Many thans in advance,
Stella
Hi,
We use the -l option for job submission as well as for some of the subcommands which Cylc launches.
Some Cylc deployments depend on users being able to set environment variables in their shell profile files (in the extreme, they might be adding Cylc into the $PATH so that the cylc command can be found when called).
It also helps us to avoid situations where a command works for a user when run in a terminal, but fails when run by Cylc (by making the two equivalent).
There is no option to turn -l off (it’s hardcoded), sorry.
To help with debugging, you can generate a summary of the differences between the login and non-login environments by running these commands:
$ env -i HOME="$HOME" bash -c 'env' > no-login
$ env -i HOME="$HOME" bash -l -c 'env' > login
$ diff no-login login
Then try adding in each of the changes in one by one until the script slows down to determine the problematic entry. Though at an hour a run that’ll take a while 
Cheers,
Oliver
Hi Oliver,
thanks for your answer!
Unfortunately, I already went through all the diff env you can imagine (three months are long
), and of course there are differences, it’s just that I can’t point out which one is the culprit (because probably it’s just a mix of them).

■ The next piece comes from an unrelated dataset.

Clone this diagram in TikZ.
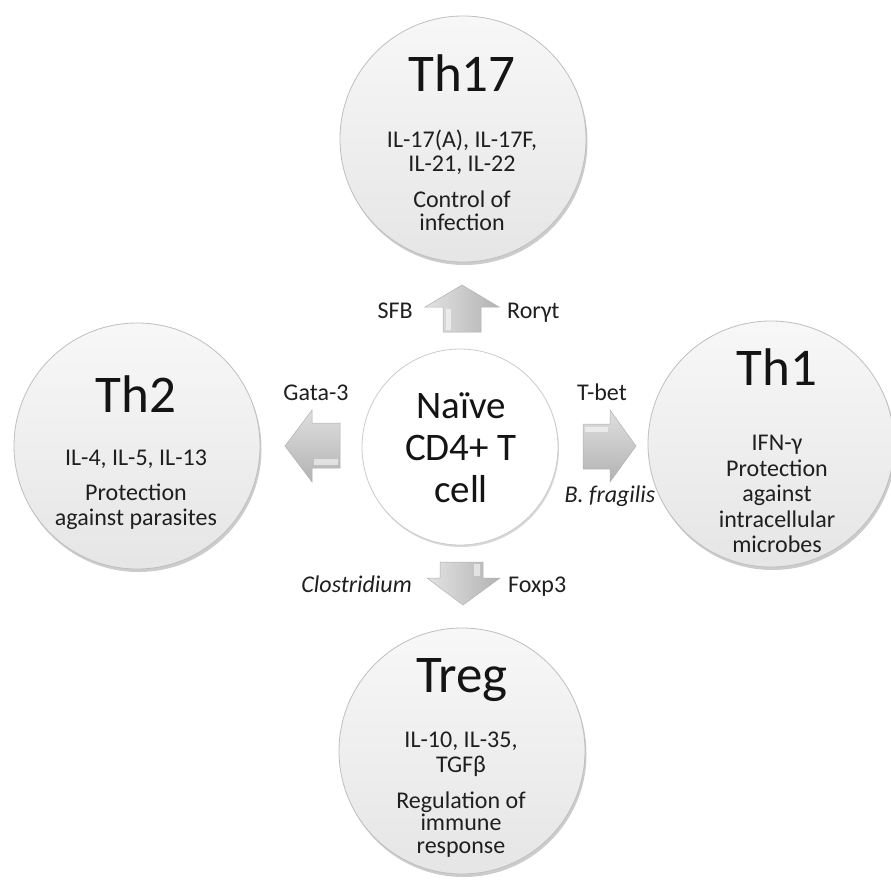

Many thanks anyway and have nice holidays,
Stella
Hi @sparonuz
@oliver.sanders has pretty much said it all, but just to add you could try disabling the option by tweaking the Cylc source code slightly - let us know if you need advice on how to do that.
It is possible that we could make it optional, although we’d need to think through the implications (Oliver has give some reasons why we have it, already).
Also, probably stating the obvious, but if you can generate a minimal job script that works both ways (good and bad) without Cylc being involved at all, that might help isolate the problem.
Hilary